2 réponses à “Ne discriminez pas les assemblages

  1. Bien d’accord avec vous sur l’assemblage. Mais par cotre je ne vois jamais votre position sur la qualité des sols, les produits utilisés qui sont un véritable désastre pour la bio diversité et la santé humaine etc… etc…

    1. Bonjour! En tant que membre du comité de Bio Valais, ma position est très claire par rapport à ce sujet. Néanmoins, le but de ce blog n’est pas de critiquer mais plutôt de donner des sources d’inspiration pour faire une viticulture plus propre, plus durable et avec moins de conséquences néfastes sur la biodiversité, la planète, etc. Je suis en train de préparer une petite série d’articles avec des vignerons qui ont implémenté des solutions vertes pour limiter leur impact sur l’environnement.

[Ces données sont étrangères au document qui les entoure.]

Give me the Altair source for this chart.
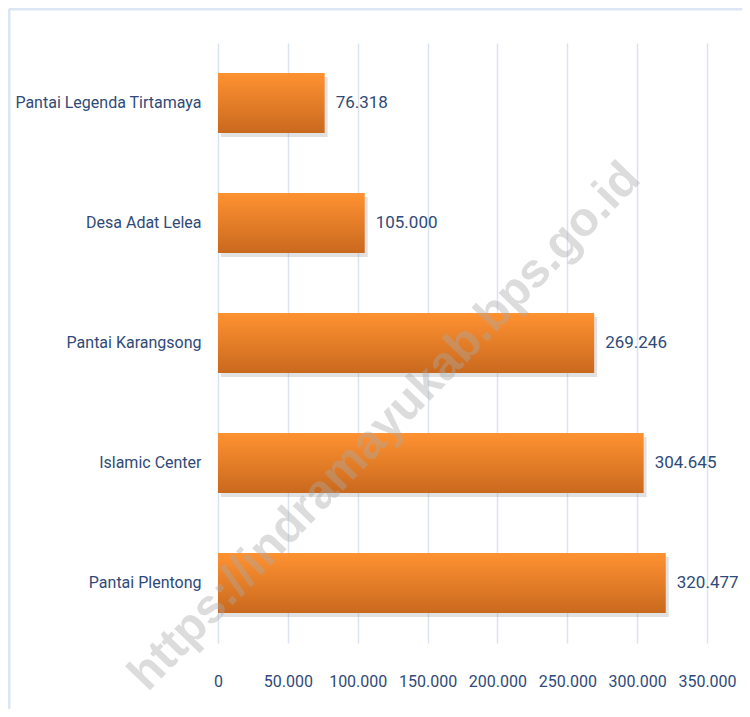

Personne n’a une approche parfaite vis-à-vis de l’environnement, mais il ne faut pas que tout le monde agisse de manière parfaite mais que chacun d’entre nous s’implique et fasse des changements positifs qui s’inscrivent dans la durée. J’espère qu’avec la petite série de vidéos et articles que je vais prochainement publier, cela donnerait des bonnes idées à beaucoup de vignerons et qu’ils auront envie de mettre en place certaines de ces techniques. Chaque action est un pas vers le mieux et doit être encouragé 🙂 Belle journée!